You still have no evidence that people who bought expensive watches for jewellery reasons will stop doing so. After all they could afford a superlative timepiece (of great value, but not diamond-encrusted) and the latest iwatch galaxy couldn't they?

Secondly, smartwatches are not looking anywhere near as popular as smartphones - they are just not as useful. There will need to be some kind of revolution in what can be done usefully with a screen of that size. So far no-one has made a popular smartwatch, but even when your bag or pocket has lots of devices that tell the time many (most?) people still wear a watch. I do so because it's handy just to turn your arm to see the time. The thing I wear on my arm to see the time will cost one ten thousandth of the billionaire's choice but they will still choose to wear one.

Comment Re:I think they are right - for now (Score 1) 399

That's not evidence, there is no mature smart item to replace any existing jewellery out there.

Then why do the exceptionally wealthy choose mechanical and hand made watches instead of quartz ones that are more accurate?

Aren't they gadgets?

Watches used to be sold as accurate. But the marketing changed in the 70s from accuracy to tradition. Wearing a smartwatch leaves no room on your wrist for your grandfather's Breguet. (Or the watch you will pretend was your grandfather's)

A smartwatch that costs a fortune will be pretty much by definition, nouveau.

gold plated diamond encrusted dumb phones

Yes they won't use those. And that is precisely what a jewellery-priced smartwatch would be.

The snob value issue, is not so much about having just what their friends have, as having what no-one in the lower orders could possibly have.

Mechanical watches are fundamentally different from quartz, but your imagined SmartPatek would simply be some the same electronics in a Platinum case.

You seem to be claiming that for some reason the category of thing on your wrist will change from this is where I show my good taste and breeding, to this is where I have the very latest gadget. Why would it do that?

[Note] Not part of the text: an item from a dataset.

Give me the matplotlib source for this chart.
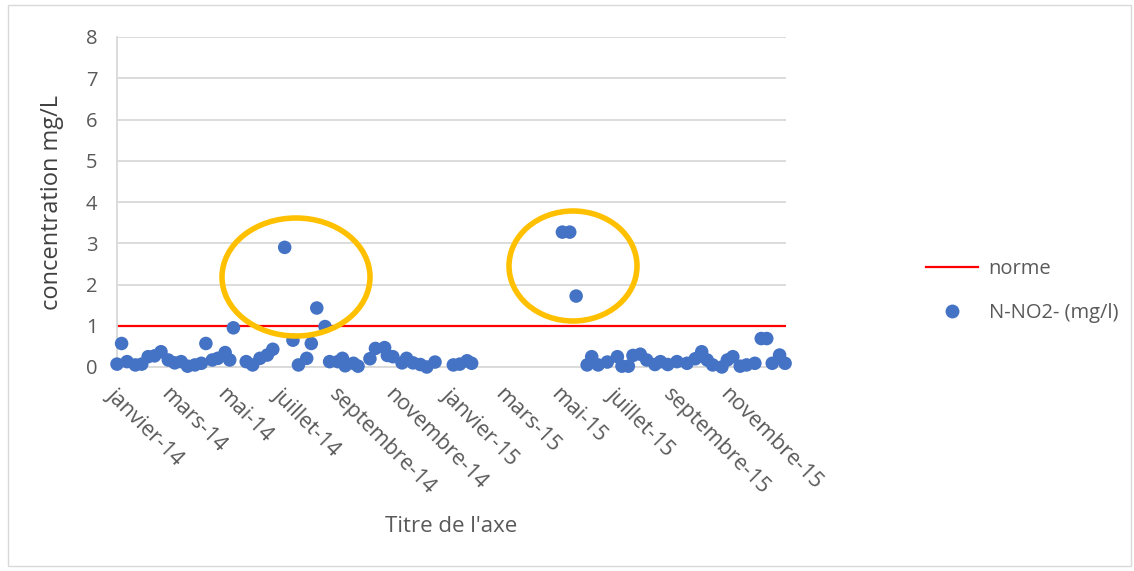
import matplotlib
matplotlib.use("Agg")
import matplotlib.pyplot as plt
import matplotlib.dates as mdates
from matplotlib.patches import Ellipse, Rectangle
from matplotlib.lines import Line2D
import numpy as np

# N-NO2- concentration samples (mg/l)
sample_dates = [
    "2014-01-01", "2014-01-06", "2014-01-12", "2014-01-21", "2014-01-28",
    "2014-02-04", "2014-02-11", "2014-02-18", "2014-02-26", "2014-03-05",
    "2014-03-12", "2014-03-19", "2014-03-27", "2014-04-03", "2014-04-08",
    "2014-04-15", "2014-04-21", "2014-04-29", "2014-05-04", "2014-05-08",
    "2014-05-22", "2014-05-29", "2014-06-06", "2014-06-14", "2014-06-20",
    "2014-07-03", "2014-07-12", "2014-07-18", "2014-07-27", "2014-08-01",
    "2014-08-07", "2014-08-16", "2014-08-21", "2014-08-30", "2014-09-04",
    "2014-09-07", "2014-09-16", "2014-09-21", "2014-10-04", "2014-10-10",
    "2014-10-20", "2014-10-23", "2014-10-29", "2014-11-08", "2014-11-13",
    "2014-11-20", "2014-11-28", "2014-12-05", "2014-12-14", "2015-01-03",
    "2015-01-10", "2015-01-18", "2015-01-23",
    "2015-05-02", "2015-05-10", "2015-05-17", "2015-05-29", "2015-06-03",
    "2015-06-10", "2015-06-20", "2015-07-01", "2015-07-06", "2015-07-13",
    "2015-07-18", "2015-07-26", "2015-08-02", "2015-08-11", "2015-08-17",
    "2015-08-25", "2015-09-04", "2015-09-15", "2015-09-24", "2015-10-01",
    "2015-10-07", "2015-10-13", "2015-10-23", "2015-10-29", "2015-11-04",
    "2015-11-12", "2015-11-19", "2015-11-28", "2015-12-05", "2015-12-11",
    "2015-12-17", "2015-12-25", "2015-12-31",
]
no2_values = [
    0.07, 0.57, 0.13, 0.05, 0.07,
    0.25, 0.27, 0.37, 0.17, 0.10,
    0.13, 0.02, 0.05, 0.09, 0.57,
    0.17, 0.21, 0.35, 0.17, 0.95,
    0.13, 0.05, 0.21, 0.29, 0.43,
    2.90, 0.65, 0.05, 0.21, 0.57,
    1.43, 0.98, 0.13, 0.13, 0.21,
    0.03, 0.09, 0.02, 0.20, 0.45,
    0.47, 0.28, 0.25, 0.10, 0.21,
    0.10, 0.06, 0.00, 0.12, 0.05,
    0.07, 0.15, 0.09,
    3.27, 3.27, 1.72, 0.05, 0.25,
    0.05, 0.12, 0.25, 0.02, 0.02,
    0.28, 0.31, 0.17, 0.06, 0.13,
    0.06, 0.13, 0.09, 0.20, 0.37,
    0.17, 0.05, 0.00, 0.17, 0.25,
    0.02, 0.05, 0.09, 0.69, 0.69,
    0.09, 0.29, 0.09,
]
norme_value = 1.0

period_start = "2014-01-01"
period_end = "2016-01-01"

tick_dates = [
    "2014-01-01", "2014-03-01", "2014-05-01", "2014-07-01", "2014-09-01",
    "2014-11-01", "2015-01-01", "2015-03-01", "2015-05-01", "2015-07-01",
    "2015-09-01", "2015-11-01",
]
tick_labels = [
    "janvier-14", "mars-14", "mai-14", "juillet-14", "septembre-14",
    "novembre-14", "janvier-15", "mars-15", "mai-15", "juillet-15",
    "septembre-15", "novembre-15",
]
y_ticks = [0, 1, 2, 3, 4, 5, 6, 7, 8]

plt.rcParams["font.family"] = ["Open Sans", "DejaVu Sans"]

W, H = 1134, 571
fig = plt.figure(figsize=(W / 100, H / 100), dpi=100)
fig.patch.set_facecolor("white")

# chart-area frame
fig.add_artist(Rectangle((8 / W, 1 - 566 / H), (1131 - 8) / W, (566 - 5) / H,
                         transform=fig.transFigure, fill=False,
                         edgecolor="#D9D9D9", linewidth=1.0))

ax = fig.add_axes([117 / W, 1 - 367 / H, (786 - 117) / W, (367 - 37) / H])

x = mdates.datestr2num(sample_dates)
x0, x1 = mdates.datestr2num([period_start, period_end])

ax.set_xlim(x0, x1)
ax.set_ylim(0, 8)

grey_text = "#595959"
ax.set_yticks(y_ticks)
ax.set_yticklabels([str(v) for v in y_ticks])
ax.yaxis.grid(True, color="#D9D9D9", linewidth=1.3)
ax.set_axisbelow(True)

for side in ("top", "right"):
    ax.spines[side].set_visible(False)
ax.spines["left"].set_color("#D9D9D9")
ax.spines["left"].set_linewidth(1.3)
ax.spines["bottom"].set_color("#D9D9D9")
ax.spines["bottom"].set_linewidth(1.3)

ax.tick_params(axis="both", length=0, labelsize=14.5, labelcolor=grey_text)
ax.tick_params(axis="y", pad=14)
ax.tick_params(axis="x", pad=12, labelsize=15.5)

ax.set_xticks(mdates.datestr2num(tick_dates))
ax.set_xticklabels(tick_labels, rotation=-45, ha="left", va="top",
                   rotation_mode="anchor")

# reference limit
ax.plot([x0, x1], [norme_value, norme_value], color="#FF0000", linewidth=1.6,
        zorder=2)

ax.scatter(x, no2_values, s=95, color="#4472C4", edgecolors="none",
           zorder=3, clip_on=False)

ax.set_ylabel("concentration mg/L", fontsize=17, color="#404040", labelpad=16)
ax.set_xlabel("Titre de l'axe", fontsize=16, color=grey_text, labelpad=13)

# highlight rings around exceedances
for cx, cy, w, h in [(296, 277, 148, 118), (573, 266, 128, 110)]:
    fig.add_artist(Ellipse((cx / W, 1 - cy / H), w / W, h / H,
                           transform=fig.transFigure, fill=False,
                           edgecolor="#FFC000", linewidth=4.0))

handles = [
    Line2D([], [], color="#FF0000", linewidth=1.6),
    Line2D([], [], linestyle="none", marker="o", markersize=10,
           markerfacecolor="#4472C4", markeredgecolor="none"),
]
fig.legend(handles, ["norme", "N-NO2- (mg/l)"], loc="center left",
           bbox_to_anchor=(908 / W, 1 - 291 / H), frameon=False,
           fontsize=14.5, labelcolor=grey_text, handlelength=2.6,
           labelspacing=1.2, handletextpad=0.5)

fig.savefig("out.png", dpi=100, facecolor="white")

Old and new money will have differing opinions of what good taste is, of course. Among some types it's an insult to say that someone "bought all his own furniture"

Absolutely no-one who wants to be well thought of wears a quartz watch - "Oh my goodness me, Blancpain don't make quartz - who could be seen with one of those.. How terribly arriviste!"

Comment Re:Missing the point (Score 1) 399

So, dividing his net worth by 100 (let's say he lives for 100 years) and then relating that to a high estimate of the cost of that watch. (I bet he doesn't have one that's inlaid with diamonds so I am sure I will be overestimating.)
  • We get:
  • 65 billion / 100 call it $600 x 10 ^6.
  • 600 x 10^6 / $12,000 is .002%

I am sure he could choose a 19th century antique that was made for some historical figure, instead he spends one 50 thousandth part of what he could spend in a year.

Even if you get that casio for £10 (it seems to be listed at about £20) then to be doing a Buffet, you need to have £mid six figures per annum to be at the same proportion.

He doesn't really feel the need to have sparkly things to show that he has more money than you, does he?

Comment Re:I think they are right - for now (Score 1) 399

My suggestion is that a mobile phone / smartphone of any variety is a particular kind of item. It is a gadget.

I think it's unlikely that 4-or-5 figure value watch buyers would choose the latest shockproof casio over something handmade and mechanical. Exclusivity is key for them. There are comments on this thread to the effect that their goal is "no hoi polloi have what I have."

My evidence that they will choose "jewellery" and "tradition" and "timeless quality" is that this is what they do already.

Given that wearing a smartwatch means you can't wear a clockwork antique what will they choose to do? Be seen with a £8,000 inaccurate-but-durable "timepiece" or be seen with a £600 superduper smartwatch - which one has more snob value?